To my mind, instead of giving out questionnaires after exhibitions, we ought to look to the history of the arts for evidence. Here, it seems clear enough, there are many sociopolitical changes to which the arts have indeed not contributed positively (the closing of the ozone hole, the smoking policy). But it is hard to imagine, say, the significant political change in the realm of multiculturalism, women’s rights or gay rights in modern democracies over the past 50 years, without invoking the way in which such issues have been treated in the sphere of artistic and cultural production. And I would also venture to say that political positions that have failed to be translated into a broader cultural moment through the arts – for instance, activism against tax evasion, or the recent effective altruism movement – have, for this reason, failed to implant themselves into the awareness of a broader segment of the population.

Meanwhile, the second qualm often expressed about the possibility of artistic contribution to political discourse pertains to their reach. Perhaps, you might grant me, exceptionally crafted artworks can allow citizens to attend to divisive political issues without the pitfalls of antagonism. But are climate change sceptics going to go see a Polish arthouse film that is an allegory for global warming? Were homophobes reading Giovanni’s Room in 1956? Is I May Destroy You already appealing to largely a metropolitan, liberal audience? And, if so, do the conversations that the arts provoke occur only among those already in agreement?

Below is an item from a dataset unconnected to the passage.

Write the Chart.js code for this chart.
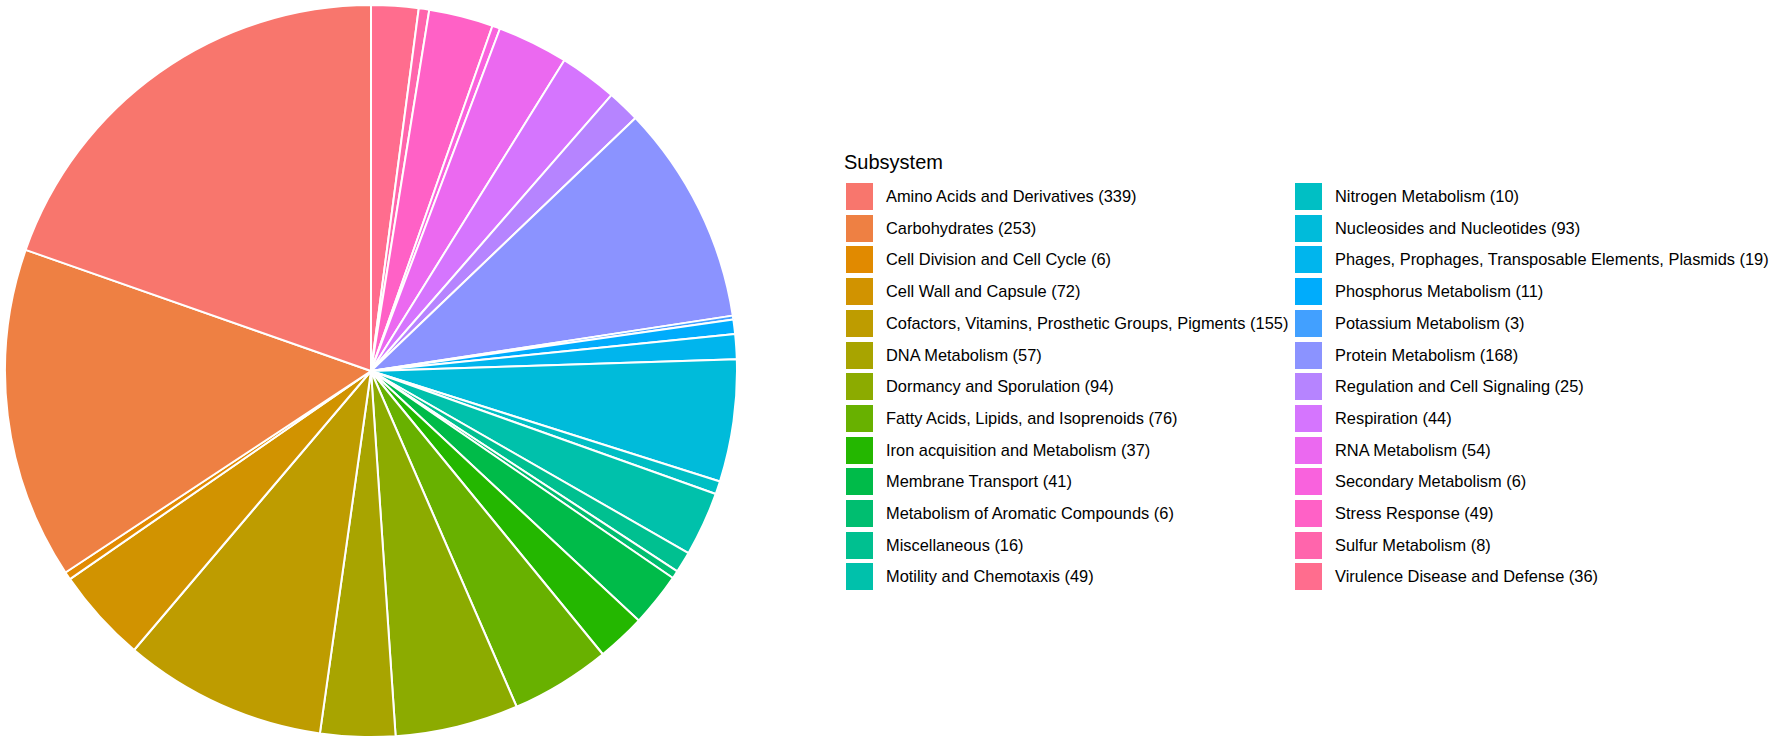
<!DOCTYPE html>
<html>
<head>
<meta charset="utf-8">
<script src="https://cdn.jsdelivr.net/npm/chart.js@4.4.1/dist/chart.umd.min.js"></script>
<style>
html, body { margin: 0; padding: 0; background: #fff; }
body { width: 1772px; height: 748px; position: relative; overflow: hidden;
       font-family: "Liberation Sans", Arial, Helvetica, sans-serif; }
#pieBox { position: absolute; left: 4px; top: 4px; width: 734px; height: 734px; }
.title { position: absolute; left: 844px; top: 152px; font-size: 20px; line-height: 20px; color: #000; }
.item { position: absolute; height: 27px; }
.key { position: absolute; left: 0; top: 0; width: 27px; height: 27px; }
.lab { position: absolute; left: 40px; top: 0; line-height: 27px; font-size: 16.4px; white-space: nowrap; color: #000; }
</style>
</head>
<body>
<div id="pieBox"><canvas id="pieChart"></canvas></div>
<div id="legend"></div>
<script>
// Subsystem categories and gene counts (legend order)
const subsystems = [
    'Amino Acids and Derivatives',
    'Carbohydrates',
    'Cell Division and Cell Cycle',
    'Cell Wall and Capsule',
    'Cofactors, Vitamins, Prosthetic Groups, Pigments',
    'DNA Metabolism',
    'Dormancy and Sporulation',
    'Fatty Acids, Lipids, and Isoprenoids',
    'Iron acquisition and Metabolism',
    'Membrane Transport',
    'Metabolism of Aromatic Compounds',
    'Miscellaneous',
    'Motility and Chemotaxis',
    'Nitrogen Metabolism',
    'Nucleosides and Nucleotides',
    'Phages, Prophages, Transposable Elements, Plasmids',
    'Phosphorus Metabolism',
    'Potassium Metabolism',
    'Protein Metabolism',
    'Regulation and Cell Signaling',
    'Respiration',
    'RNA Metabolism',
    'Secondary Metabolism',
    'Stress Response',
    'Sulfur Metabolism',
    'Virulence Disease and Defense'
];
const counts = [339, 253, 6, 72, 155, 57, 94, 76, 37, 41, 6, 16, 49,
                10, 93, 19, 11, 3, 168, 25, 44, 54, 6, 49, 8, 36];
const legendTitle = 'Subsystem';

// ggplot-style hue palette (polar LUV)
function hcl(h, c, l) {
    const Xn = 95.047, Yn = 100.0, Zn = 108.883;
    const hr = h * Math.PI / 180;
    const U = c * Math.cos(hr), V = c * Math.sin(hr);
    const Y = Yn * (l > 8 ? Math.pow((l + 16) / 116, 3) : l / 903.3);
    const d = Xn + 15 * Yn + 3 * Zn;
    const u = U / (13 * l) + 4 * Xn / d;
    const v = V / (13 * l) + 9 * Yn / d;
    const X = 9 * Y * u / (4 * v);
    const Z = -X / 3 - 5 * Y + 3 * Y / v;
    const lin = [
        ( 3.240479 * X - 1.537150 * Y - 0.498535 * Z) / 100,
        (-0.969256 * X + 1.875992 * Y + 0.041556 * Z) / 100,
        ( 0.055648 * X - 0.204043 * Y + 1.057311 * Z) / 100
    ];
    const rgb = lin.map(x => {
        const g = x > 0.0031308 ? 1.055 * Math.pow(x, 1 / 2.4) - 0.055 : 12.92 * x;
        return Math.round(255 * Math.min(1, Math.max(0, g)));
    });
    return 'rgb(' + rgb.join(',') + ')';
}
const n = subsystems.length;
const colors = subsystems.map((_, i) => hcl(15 + 360 * i / n, 100, 65));

// ggplot draws counter-clockwise from 12 o'clock, Chart.js clockwise -> reverse
const pieCtx = document.getElementById('pieChart').getContext('2d');
const pieChart = new Chart(pieCtx, {
    type: 'pie',
    data: {
        labels: subsystems.slice().reverse(),
        datasets: [{
            label: legendTitle,
            data: counts.slice().reverse(),
            backgroundColor: colors.slice().reverse(),
            borderColor: '#ffffff',
            borderWidth: 2
        }]
    },
    options: {
        responsive: true,
        maintainAspectRatio: false,
        animation: false,
        layout: { padding: 0 },
        plugins: {
            legend: { display: false },
            tooltip: { enabled: false }
        }
    }
});

// Legend in two columns of 13
const legend = document.getElementById('legend');
const title = document.createElement('div');
title.className = 'title';
title.textContent = legendTitle;
legend.appendChild(title);
const perCol = Math.ceil(n / 2);
subsystems.forEach((name, i) => {
    const col = Math.floor(i / perCol), row = i % perCol;
    const item = document.createElement('div');
    item.className = 'item';
    item.style.left = (col === 0 ? 846 : 1295) + 'px';
    item.style.top = (183 + row * 31.7) + 'px';
    const key = document.createElement('div');
    key.className = 'key';
    key.style.background = colors[i];
    const lab = document.createElement('div');
    lab.className = 'lab';
    lab.textContent = name + ' (' + counts[i] + ')';
    item.appendChild(key);
    item.appendChild(lab);
    legend.appendChild(item);
});
</script>
</body>
</html>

The question ‘but who has seen the work?’ points to a broader problem of the public sphere: who is talking to whom, and through which media. If we conceive of the arts broadly enough – to include, say, video games and popular music – their reach is certainly broad, though it always splits along different demographics. To invoke a stereotype, it might be the case that conservatives will be drawn to traditional artforms, and liberals towards artforms that, either in content or form, challenge the status quo. When this happens, when an artwork sets out primarily to put forward a position, it may well feel that the arts are preaching to the converted. But, if an artwork instead attempts to create a space of thought, in which open-endedness is possible, and where something other than position-taking occurs, then argument begins to point the other way.

If the value of art is that it allows us to attend to politics without group-based antagonism, then we should feel comfortable to engage with those artworks, regardless of our political persuasion. The value of the arts, in other words, becomes intertwined with the value of democracy itself; and this, if anything, is a reason for the state to support and promulgate the arts.